### Exercise prompt
Retype, exactly as they stand, the lines from the start of the data to the line that contains "import numpy as np", both ends included. Leave the pictures out.

-- start Data section --

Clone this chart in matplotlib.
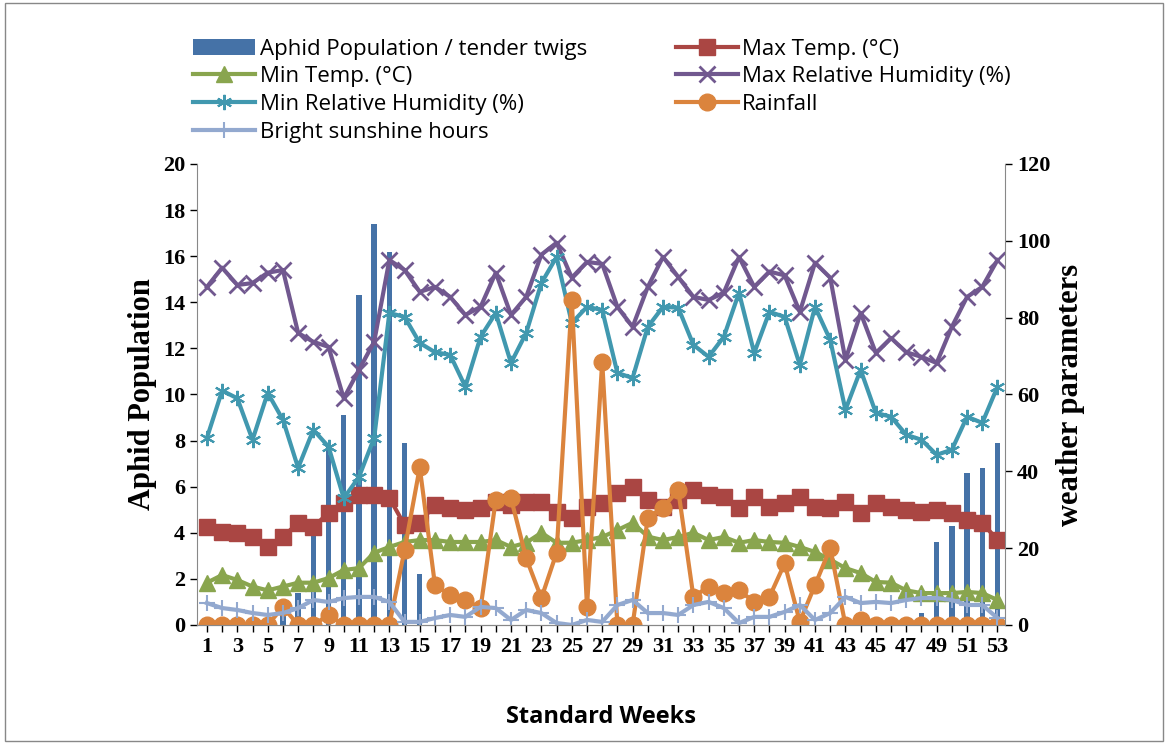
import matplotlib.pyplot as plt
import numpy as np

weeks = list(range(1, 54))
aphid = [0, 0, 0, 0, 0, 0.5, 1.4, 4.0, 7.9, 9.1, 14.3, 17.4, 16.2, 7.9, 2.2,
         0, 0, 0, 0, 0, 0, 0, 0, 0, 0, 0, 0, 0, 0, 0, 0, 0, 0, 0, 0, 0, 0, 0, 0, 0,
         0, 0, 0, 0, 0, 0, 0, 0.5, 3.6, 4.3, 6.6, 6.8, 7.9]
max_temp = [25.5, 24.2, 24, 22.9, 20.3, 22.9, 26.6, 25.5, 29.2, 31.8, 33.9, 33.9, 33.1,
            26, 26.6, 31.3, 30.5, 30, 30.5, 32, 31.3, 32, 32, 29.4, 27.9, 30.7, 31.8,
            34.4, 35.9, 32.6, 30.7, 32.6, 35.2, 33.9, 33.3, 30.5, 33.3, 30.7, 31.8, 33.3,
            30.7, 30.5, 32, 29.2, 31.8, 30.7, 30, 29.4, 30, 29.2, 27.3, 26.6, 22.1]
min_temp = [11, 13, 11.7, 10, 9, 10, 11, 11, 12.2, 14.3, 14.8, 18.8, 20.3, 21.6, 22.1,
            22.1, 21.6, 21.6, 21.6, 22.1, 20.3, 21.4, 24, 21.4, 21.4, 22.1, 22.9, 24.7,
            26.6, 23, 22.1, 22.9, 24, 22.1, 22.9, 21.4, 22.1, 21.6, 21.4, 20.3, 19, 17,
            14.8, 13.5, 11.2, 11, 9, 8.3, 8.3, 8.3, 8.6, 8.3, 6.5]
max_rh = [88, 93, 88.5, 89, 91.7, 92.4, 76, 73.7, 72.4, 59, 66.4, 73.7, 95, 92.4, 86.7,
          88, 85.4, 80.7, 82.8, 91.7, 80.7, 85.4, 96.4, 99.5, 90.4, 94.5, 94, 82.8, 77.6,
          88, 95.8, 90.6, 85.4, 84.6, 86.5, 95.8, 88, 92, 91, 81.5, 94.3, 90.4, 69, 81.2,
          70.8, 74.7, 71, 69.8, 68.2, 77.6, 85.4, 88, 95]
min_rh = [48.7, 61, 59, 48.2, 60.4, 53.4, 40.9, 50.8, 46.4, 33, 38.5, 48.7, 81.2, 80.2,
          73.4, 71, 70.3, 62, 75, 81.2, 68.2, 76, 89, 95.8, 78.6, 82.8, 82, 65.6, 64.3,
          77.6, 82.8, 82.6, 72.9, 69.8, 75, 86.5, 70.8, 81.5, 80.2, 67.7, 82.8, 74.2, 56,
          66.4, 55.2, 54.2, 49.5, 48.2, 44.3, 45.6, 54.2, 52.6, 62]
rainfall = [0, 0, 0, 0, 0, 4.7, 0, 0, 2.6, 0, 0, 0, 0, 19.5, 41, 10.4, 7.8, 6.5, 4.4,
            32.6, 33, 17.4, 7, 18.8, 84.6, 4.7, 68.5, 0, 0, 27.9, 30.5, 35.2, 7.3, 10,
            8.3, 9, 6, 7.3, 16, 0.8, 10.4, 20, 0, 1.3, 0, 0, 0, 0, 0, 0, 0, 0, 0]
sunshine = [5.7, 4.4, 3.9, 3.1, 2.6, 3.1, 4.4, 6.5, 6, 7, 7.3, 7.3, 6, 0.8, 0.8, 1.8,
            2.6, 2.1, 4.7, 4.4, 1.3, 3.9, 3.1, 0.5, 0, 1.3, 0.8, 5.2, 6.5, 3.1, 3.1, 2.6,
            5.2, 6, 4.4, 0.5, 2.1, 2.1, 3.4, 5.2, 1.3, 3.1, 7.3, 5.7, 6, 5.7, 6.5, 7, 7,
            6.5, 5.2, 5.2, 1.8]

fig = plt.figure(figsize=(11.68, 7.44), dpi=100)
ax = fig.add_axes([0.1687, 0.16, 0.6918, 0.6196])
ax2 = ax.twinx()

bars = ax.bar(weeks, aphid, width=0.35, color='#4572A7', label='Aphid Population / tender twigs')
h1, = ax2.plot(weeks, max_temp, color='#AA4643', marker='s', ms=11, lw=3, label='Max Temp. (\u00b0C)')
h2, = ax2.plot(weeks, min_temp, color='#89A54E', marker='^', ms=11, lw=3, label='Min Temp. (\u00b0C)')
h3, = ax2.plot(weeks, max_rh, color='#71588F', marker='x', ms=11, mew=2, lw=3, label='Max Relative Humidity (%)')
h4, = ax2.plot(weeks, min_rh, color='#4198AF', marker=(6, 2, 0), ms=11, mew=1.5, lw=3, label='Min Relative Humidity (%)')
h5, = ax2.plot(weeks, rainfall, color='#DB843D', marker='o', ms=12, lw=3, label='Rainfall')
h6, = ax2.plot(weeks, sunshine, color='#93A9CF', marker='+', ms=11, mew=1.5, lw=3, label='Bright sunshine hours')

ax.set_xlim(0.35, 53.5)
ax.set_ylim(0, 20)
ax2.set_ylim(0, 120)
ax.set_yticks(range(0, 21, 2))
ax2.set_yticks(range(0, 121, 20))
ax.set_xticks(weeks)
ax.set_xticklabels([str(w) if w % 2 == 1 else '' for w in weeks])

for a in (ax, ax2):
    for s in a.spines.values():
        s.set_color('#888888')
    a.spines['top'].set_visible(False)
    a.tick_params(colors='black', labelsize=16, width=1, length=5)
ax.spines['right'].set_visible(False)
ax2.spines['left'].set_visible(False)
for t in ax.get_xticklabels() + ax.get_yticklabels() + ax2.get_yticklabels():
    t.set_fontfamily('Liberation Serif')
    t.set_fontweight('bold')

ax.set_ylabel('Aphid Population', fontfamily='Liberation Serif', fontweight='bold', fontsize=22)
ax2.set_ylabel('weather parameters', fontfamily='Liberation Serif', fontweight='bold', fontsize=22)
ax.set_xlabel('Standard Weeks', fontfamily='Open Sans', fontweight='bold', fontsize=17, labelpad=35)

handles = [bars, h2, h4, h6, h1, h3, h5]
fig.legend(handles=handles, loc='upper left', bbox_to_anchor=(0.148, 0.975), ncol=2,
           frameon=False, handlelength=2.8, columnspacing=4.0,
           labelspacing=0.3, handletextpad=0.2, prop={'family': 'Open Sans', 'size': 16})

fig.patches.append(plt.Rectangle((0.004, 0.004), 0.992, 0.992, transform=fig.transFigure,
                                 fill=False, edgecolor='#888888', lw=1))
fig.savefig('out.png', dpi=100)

-- end Data section --

### The reply
Clone this chart in matplotlib.
import matplotlib.pyplot as plt
import numpy as np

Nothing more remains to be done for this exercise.